> [Task instructions]: The listing below begins with the first line you should copy; stop after the line containing "minimum width=136pt] (r4)", and drop every picture.

> [Data provided]:
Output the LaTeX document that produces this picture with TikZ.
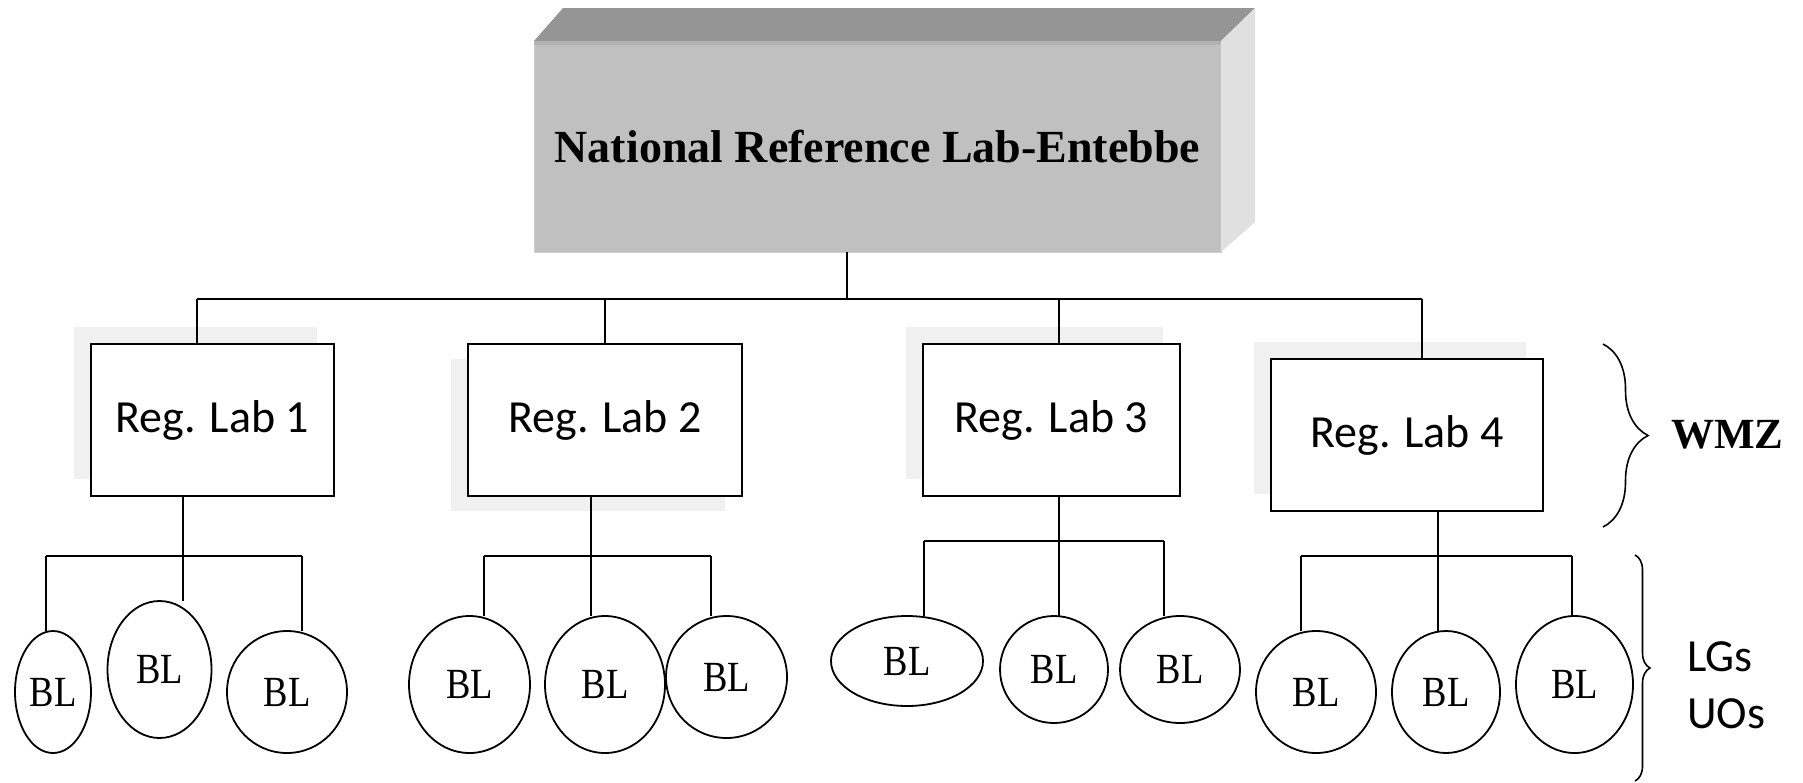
\documentclass[tikz,border=0pt]{standalone}
\usepackage{fontspec}
\usetikzlibrary{shapes.geometric,decorations.pathreplacing,backgrounds}
\newfontfamily\calib{Carlito}
\newfontfamily\tnr{Liberation Serif}
\newfontfamily\blf{Liberation Serif}[FakeStretch=0.85]
\definecolor{topc}{HTML}{959595}
\definecolor{frontc}{HTML}{C0C0C0}
\definecolor{bandc}{HTML}{B3B3B3}
\definecolor{sidec}{HTML}{E0E0E0}
\definecolor{shadowc}{HTML}{F0F0F0}
\begin{document}
\begin{tikzpicture}[x=0.5pt,y=-0.5pt,
  line/.style={draw=black, line width=1pt},
  bracestyle/.style={draw=black, line width=0.8pt, decorate},
  nrlface/.style={rectangle, fill=frontc, draw=frontc!80!white, line width=0.5pt, inner sep=0pt, outer sep=0pt,
    font=\tnr\bfseries\fontsize{23}{27}\selectfont},
  reglab/.style={rectangle, draw=black, line width=1pt, fill=white, inner sep=0pt, outer sep=0pt,
    minimum height=76pt, font=\calib\fontsize{23}{27}\selectfont},
  blnode/.style={ellipse, draw=black, line width=0.9pt, fill=white, inner sep=0pt, outer sep=0pt,
    font=\blf\fontsize{21.5}{25}\selectfont},
  sidelabel/.style={inner sep=0pt, outer sep=0pt}
]
\useasboundingbox (0,0) rectangle (1803,782);

% national reference lab (3D box)
\node[nrlface, minimum width=343.5pt, minimum height=105.5pt] (nrl) at (877.5,146.5) {National Reference Lab-Entebbe};
\fill[topc] (nrl.north west) -- (563,8) -- (1255,8) -- (nrl.north east) -- cycle;
\fill[sidec] (nrl.north east) -- (1255,8) -- (1255,222) -- (nrl.south east) -- cycle;
\fill[bandc] (534,41) rectangle (1221,45);

% regional labs
\node[reglab, minimum width=121.5pt] (r1) at (212.5,420) {Reg. Lab 1};
\node[reglab, minimum width=137pt] (r2) at (605,420) {Reg. Lab 2};
\node[reglab, minimum width=128.5pt] (r3) at (1051.5,420) {Reg. Lab 3};
\node[reglab, minimum width=136pt] (r4) at (1407,435) {Reg. Lab 4};

% shadows and background
\begin{scope}[on background layer]
  \fill[white] (0,0) rectangle (1803,782);
  \fill[shadowc] ([shift={(-17,-17)}]r1.south west) rectangle ([shift={(-17,-17)}]r1.north east);
  \fill[shadowc] ([shift={(-17,15)}]r2.south west) rectangle ([shift={(-17,15)}]r2.north east);
  \fill[shadowc] ([shift={(-17,-17)}]r3.south west) rectangle ([shift={(-17,-17)}]r3.north east);
  \fill[shadowc] ([shift={(-17,-17)}]r4.south west) rectangle ([shift={(-17,-17)}]r4.north east);
\end{scope}

% branch labs
\node[blnode, minimum width=38pt, minimum height=61pt] (b11) at (53,692) {BL};
\node[blnode, minimum width=52pt, minimum height=68.5pt] (b12) at (159.5,669.5) {BL};
\node[blnode, minimum width=60pt, minimum height=61pt] (b13) at (287,692) {BL};
\node[blnode, minimum width=60.5pt, minimum height=68.5pt] (b21) at (469.5,684.5) {BL};
\node[blnode, minimum width=60pt, minimum height=68.5pt] (b22) at (605,684.5) {BL};
\node[blnode, minimum width=60.5pt, minimum height=61pt] (b23) at (726.5,677) {BL};
\node[blnode, minimum width=76pt, minimum height=45pt] (b31) at (907,661) {BL};
\node[blnode, minimum width=54pt, minimum height=53.5pt] (b32) at (1054,669.5) {BL};
\node[blnode, minimum width=60pt, minimum height=53.5pt] (b33) at (1180,669.5) {BL};
\node[blnode, minimum width=60pt, minimum height=61pt] (b41) at (1316,692) {BL};
\node[blnode, minimum width=54pt, minimum height=61pt] (b42) at (1446,692) {BL};
\node[blnode, minimum width=58.5pt, minimum height=68.5pt] (b43) at (1574.5,684.5) {BL};

% top level connectors
\coordinate (t0) at (847,299);
\coordinate (t1) at (197,299);
\coordinate (t2) at (605,299);
\coordinate (t3) at (1058.5,299);
\coordinate (t4) at (1422,299);
\draw[line] (nrl.south -| t0) -- (t0);
\draw[line] (t1) -- (t4);
\draw[line] (t1) -- (t1 |- r1.north);
\draw[line] (t2) -- (t2 |- r2.north);
\draw[line] (t3) -- (t3 |- r3.north);
\draw[line] (t4) -- (t4 |- r4.north);

% group 1
\coordinate (s1) at (183,556);
\coordinate (g1a) at (46,556);
\coordinate (g1b) at (302,556);
\draw[line] (r1.south -| s1) -- (s1 |- b12.north);
\draw[line] (g1a) -- (g1b);
\draw[line] (g1a) -- (g1a |- b11.north);
\draw[line] (g1b) -- (g1b |- b13.north);

% group 2
\coordinate (s2) at (591,556);
\coordinate (g2a) at (484,556);
\coordinate (g2b) at (711,556);
\draw[line] (r2.south -| s2) -- (s2 |- b22.north);
\draw[line] (g2a) -- (g2b);
\draw[line] (g2a) -- (g2a |- b21.north);
\draw[line] (g2b) -- (g2b |- b23.north);

% group 3
\coordinate (s3) at (1058.5,541);
\coordinate (g3a) at (923.5,541);
\coordinate (g3b) at (1164,541);
\draw[line] (r3.south -| s3) -- (s3 |- b32.north);
\draw[line] (g3a) -- (g3b);
\draw[line] (g3a) -- (g3a |- b31.north);
\draw[line] (g3b) -- (g3b |- b33.north);

% group 4
\coordinate (s4) at (1437.5,556);
\coordinate (g4a) at (1301,556);
\coordinate (g4b) at (1572,556);
\draw[line] (r4.south -| s4) -- (s4 |- b42.north);
\draw[line] (g4a) -- (g4b);
\draw[line] (g4a) -- (g4a |- b41.north);
\draw[line] (g4b) -- (g4b |- b43.north);

% braces and side labels
\coordinate (w1) at (1603,344);
\coordinate (w2) at (1603,527);
\draw[bracestyle, decoration={brace, amplitude=22.5pt}] (w1) -- (w2);
\coordinate (u1) at (1635,555);
\coordinate (u2) at (1635,781);
\draw[bracestyle, decoration={brace, amplitude=7.5pt}] (u1) -- (u2);
\node[sidelabel, anchor=west, font=\tnr\bfseries\fontsize{21.5}{25}\selectfont] (wmz) at (1671,435) {WMZ};
\node[sidelabel, anchor=base west, font=\calib\fontsize{23}{27}\selectfont] (lgs) at (1687,671) {LGs};
\node[sidelabel, anchor=base west, font=\calib\fontsize{23}{27}\selectfont] (uos) at (1687,728) {UOs};
\end{tikzpicture}
\end{document}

> [Output for this task]:
Output the LaTeX document that produces this picture with TikZ.
\documentclass[tikz,border=0pt]{standalone}
\usepackage{fontspec}
\usetikzlibrary{shapes.geometric,decorations.pathreplacing,backgrounds}
\newfontfamily\calib{Carlito}
\newfontfamily\tnr{Liberation Serif}
\newfontfamily\blf{Liberation Serif}[FakeStretch=0.85]
\definecolor{topc}{HTML}{959595}
\definecolor{frontc}{HTML}{C0C0C0}
\definecolor{bandc}{HTML}{B3B3B3}
\definecolor{sidec}{HTML}{E0E0E0}
\definecolor{shadowc}{HTML}{F0F0F0}
\begin{document}
\begin{tikzpicture}[x=0.5pt,y=-0.5pt,
  line/.style={draw=black, line width=1pt},
  bracestyle/.style={draw=black, line width=0.8pt, decorate},
  nrlface/.style={rectangle, fill=frontc, draw=frontc!80!white, line width=0.5pt, inner sep=0pt, outer sep=0pt,
    font=\tnr\bfseries\fontsize{23}{27}\selectfont},
  reglab/.style={rectangle, draw=black, line width=1pt, fill=white, inner sep=0pt, outer sep=0pt,
    minimum height=76pt, font=\calib\fontsize{23}{27}\selectfont},
  blnode/.style={ellipse, draw=black, line width=0.9pt, fill=white, inner sep=0pt, outer sep=0pt,
    font=\blf\fontsize{21.5}{25}\selectfont},
  sidelabel/.style={inner sep=0pt, outer sep=0pt}
]
\useasboundingbox (0,0) rectangle (1803,782);

% national reference lab (3D box)
\node[nrlface, minimum width=343.5pt, minimum height=105.5pt] (nrl) at (877.5,146.5) {National Reference Lab-Entebbe};
\fill[topc] (nrl.north west) -- (563,8) -- (1255,8) -- (nrl.north east) -- cycle;
\fill[sidec] (nrl.north east) -- (1255,8) -- (1255,222) -- (nrl.south east) -- cycle;
\fill[bandc] (534,41) rectangle (1221,45);

% regional labs
\node[reglab, minimum width=121.5pt] (r1) at (212.5,420) {Reg. Lab 1};
\node[reglab, minimum width=137pt] (r2) at (605,420) {Reg. Lab 2};
\node[reglab, minimum width=128.5pt] (r3) at (1051.5,420) {Reg. Lab 3};
\node[reglab, minimum width=136pt] (r4) at (1407,435) {Reg. Lab 4};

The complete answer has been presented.